The core philosophy of MVCC is: "Readers do not block writers, and writers do not block readers."
Instead of updating a row in place, MVCC creates a new version of the row.
- Every transaction is assigned a unique, monotonically increasing Transaction ID (XID).
- When a row is updated, the database writes the new data as a completely new tuple (row version) and marks the old tuple with an expiration XID.
- When User A runs a
SELECTquery, the database looks at User A's XID and only shows them row versions that existed before their transaction started. They see a completely consistent "snapshot" of the database, even if User B is currently modifying those exact rows!
(Note: Because MVCC keeps old versions around, databases need a background process—like PostgreSQL's **Vacuum—to eventually clean up dead rows to prevent storage bloat.)
2. The Buffer Pool and Latches (Not Locks!)
Databases do not read and write directly to the hard drive for every query—that would be catastrophically slow. Instead, they use a massive block of RAM called the Buffer Pool.
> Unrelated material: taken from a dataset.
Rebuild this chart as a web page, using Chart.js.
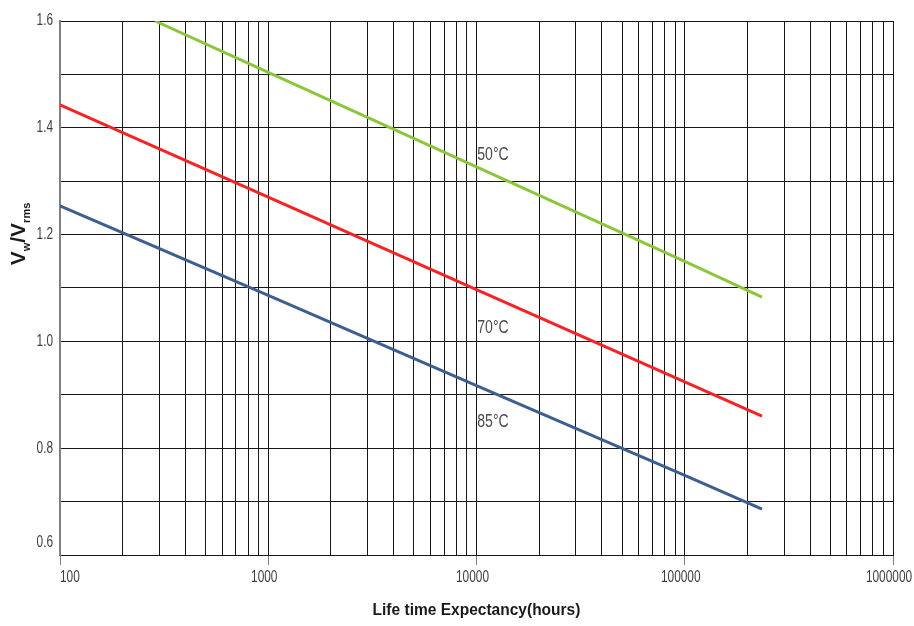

When a user requests data, the database loads an entire "Page" (usually 8KB of data) from the disk into the Buffer Pool. But what happens if two threads try to modify the exact same 8KB page in RAM at the exact same microsecond?
They use Latches.
- Locks protect logical database concepts (Rows, Tables) for the duration of a transaction.
- Latches protect physical memory structures (Pages, B-Trees) for the duration of a CPU instruction.
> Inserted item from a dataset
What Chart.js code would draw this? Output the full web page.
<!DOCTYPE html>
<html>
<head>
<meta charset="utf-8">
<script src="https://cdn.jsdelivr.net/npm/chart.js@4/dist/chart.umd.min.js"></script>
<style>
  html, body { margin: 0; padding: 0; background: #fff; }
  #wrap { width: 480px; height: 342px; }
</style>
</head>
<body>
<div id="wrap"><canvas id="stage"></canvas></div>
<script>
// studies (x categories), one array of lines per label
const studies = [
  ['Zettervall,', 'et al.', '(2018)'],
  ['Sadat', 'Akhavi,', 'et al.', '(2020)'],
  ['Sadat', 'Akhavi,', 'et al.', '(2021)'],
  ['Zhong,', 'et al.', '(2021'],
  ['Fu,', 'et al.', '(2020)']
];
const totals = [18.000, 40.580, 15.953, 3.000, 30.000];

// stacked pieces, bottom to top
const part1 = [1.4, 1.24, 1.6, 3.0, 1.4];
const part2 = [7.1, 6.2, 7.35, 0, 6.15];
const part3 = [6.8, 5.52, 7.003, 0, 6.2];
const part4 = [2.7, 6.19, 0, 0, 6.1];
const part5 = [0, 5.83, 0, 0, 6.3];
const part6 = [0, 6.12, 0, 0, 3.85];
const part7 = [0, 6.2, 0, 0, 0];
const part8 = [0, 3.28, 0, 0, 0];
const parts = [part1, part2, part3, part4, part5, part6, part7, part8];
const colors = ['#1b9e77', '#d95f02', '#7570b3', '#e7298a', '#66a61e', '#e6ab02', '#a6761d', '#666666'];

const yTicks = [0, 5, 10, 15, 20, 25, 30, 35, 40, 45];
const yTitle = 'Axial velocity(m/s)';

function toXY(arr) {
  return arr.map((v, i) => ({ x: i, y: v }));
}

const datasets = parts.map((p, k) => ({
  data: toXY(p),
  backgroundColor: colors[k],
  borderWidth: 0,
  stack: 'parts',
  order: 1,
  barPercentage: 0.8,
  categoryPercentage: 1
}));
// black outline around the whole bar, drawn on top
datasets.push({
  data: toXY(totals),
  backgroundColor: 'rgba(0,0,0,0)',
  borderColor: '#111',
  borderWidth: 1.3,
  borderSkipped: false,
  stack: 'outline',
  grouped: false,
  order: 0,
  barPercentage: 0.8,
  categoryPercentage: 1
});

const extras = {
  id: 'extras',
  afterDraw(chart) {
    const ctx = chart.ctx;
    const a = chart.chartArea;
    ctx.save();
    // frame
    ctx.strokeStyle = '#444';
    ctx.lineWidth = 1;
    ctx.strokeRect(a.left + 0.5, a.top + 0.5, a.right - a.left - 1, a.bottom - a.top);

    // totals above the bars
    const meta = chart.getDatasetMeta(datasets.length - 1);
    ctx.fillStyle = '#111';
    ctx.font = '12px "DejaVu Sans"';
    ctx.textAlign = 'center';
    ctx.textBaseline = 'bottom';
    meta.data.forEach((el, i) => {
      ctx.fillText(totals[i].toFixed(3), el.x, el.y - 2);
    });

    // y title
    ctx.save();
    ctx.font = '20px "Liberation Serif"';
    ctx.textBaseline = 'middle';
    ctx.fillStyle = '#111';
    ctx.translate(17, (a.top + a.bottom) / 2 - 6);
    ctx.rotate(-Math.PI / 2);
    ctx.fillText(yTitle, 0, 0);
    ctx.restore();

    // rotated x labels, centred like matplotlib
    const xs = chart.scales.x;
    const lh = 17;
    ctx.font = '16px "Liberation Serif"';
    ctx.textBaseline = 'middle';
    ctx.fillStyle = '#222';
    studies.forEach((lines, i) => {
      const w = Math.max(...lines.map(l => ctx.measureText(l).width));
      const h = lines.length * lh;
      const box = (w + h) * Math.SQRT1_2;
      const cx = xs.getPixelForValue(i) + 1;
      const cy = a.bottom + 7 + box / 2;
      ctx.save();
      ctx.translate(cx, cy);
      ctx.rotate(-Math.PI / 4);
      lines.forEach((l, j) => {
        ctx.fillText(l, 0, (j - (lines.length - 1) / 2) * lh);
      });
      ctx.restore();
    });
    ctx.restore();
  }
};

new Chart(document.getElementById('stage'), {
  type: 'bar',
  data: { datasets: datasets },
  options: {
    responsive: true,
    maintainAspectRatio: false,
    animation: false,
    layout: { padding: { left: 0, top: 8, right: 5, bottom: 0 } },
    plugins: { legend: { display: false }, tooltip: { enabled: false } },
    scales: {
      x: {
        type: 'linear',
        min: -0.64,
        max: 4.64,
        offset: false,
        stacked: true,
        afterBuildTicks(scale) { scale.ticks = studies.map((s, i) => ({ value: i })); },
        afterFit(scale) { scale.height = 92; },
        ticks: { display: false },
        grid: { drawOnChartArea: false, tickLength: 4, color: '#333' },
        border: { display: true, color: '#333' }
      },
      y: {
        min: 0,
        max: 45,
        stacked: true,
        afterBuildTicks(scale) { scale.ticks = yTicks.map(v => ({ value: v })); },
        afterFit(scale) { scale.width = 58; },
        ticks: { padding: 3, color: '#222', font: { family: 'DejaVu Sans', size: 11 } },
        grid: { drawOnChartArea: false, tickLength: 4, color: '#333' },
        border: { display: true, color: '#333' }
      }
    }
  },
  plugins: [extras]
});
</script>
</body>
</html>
Latches are incredibly lightweight and fast. To handle thousands of users, the database relies on read/write latches (shared vs. exclusive) to ensure that in-memory data structures don't get corrupted by multi-threading.
3. Write-Ahead Logging (WAL)
If thousands of users are modifying data purely in the in-memory Buffer Pool, what happens if the server loses power? All that data is gone, right?
Enter the Write-Ahead Log (WAL).
Before the database modifies any page in the Buffer Pool, it must write a record of the intended change to a sequential log file on the disk (the WAL).
- Writing sequentially to a disk is blazing fast compared to random I/O.
- If the power fails, upon reboot, the database simply replays the WAL to reconstruct the exact state of the Buffer Pool before the crash.
This is how databases achieve extreme concurrent throughput while still guaranteeing Durability (the 'D' in ACID).
4. Transaction Isolation Levels Explained
When users run concurrently, they can experience "Phenomena" (anomalies). The SQL standard defines Isolation Levels to combat these:
- Read Uncommitted: You can see data that another transaction hasn't saved yet (Dirty Reads). Extremely fast, but dangerous. Rarely used.
- Read Committed: You only see saved data. However, if you query a row, wait, and query it again, the data might have changed (Non-Repeatable Reads). This is the default in PostgreSQL.
-
Repeatable Read: If you read a row, it is guaranteed to look the exact same for the duration of your transaction. However, a concurrent user might insert new rows that suddenly appear in your
COUNT(*)query (Phantom Reads). This is the default in MySQL InnoDB. - Serializable: The strictest level. The database uses complex locking (or Serializable Snapshot Isolation) to mathematically guarantee that concurrent transactions yield the exact same result as if they were executed one-by-one in a single-file line. It prevents all anomalies but severely limits concurrent throughput.
5. Threading and Connection Architectures
Finally, how does the database server OS handle the network connections of thousands of users?
- Process-per-connection (PostgreSQL): Every new connection forks a completely new OS process. This provides great memory isolation but uses a lot of RAM. This is why PostgreSQL highly recommends using a connection pooler like PgBouncer to multiplex 10,000 client connections onto a small pool of 100 actual database processes.
- Thread-per-connection (MySQL): Uses a single process but spawns a lightweight thread for every connection. It consumes less memory per connection than Postgres but still suffers from context-switching overhead at high scale.
🏁 Summary
Behind the scenes, a modern relational database is a marvel of concurrent engineering.
- It uses MVCC to ensure readers and writers don't block each other.
- It protects memory structures with microsecond Latches while protecting logical rows with Locks.
- It ensures durability without sacrificing speed via Write-Ahead Logging.
- It balances speed vs. correctness using configurable Isolation Levels.
Understanding these concepts is the key to tuning databases, debugging deadlocks, and architecting systems that scale gracefully to millions of users.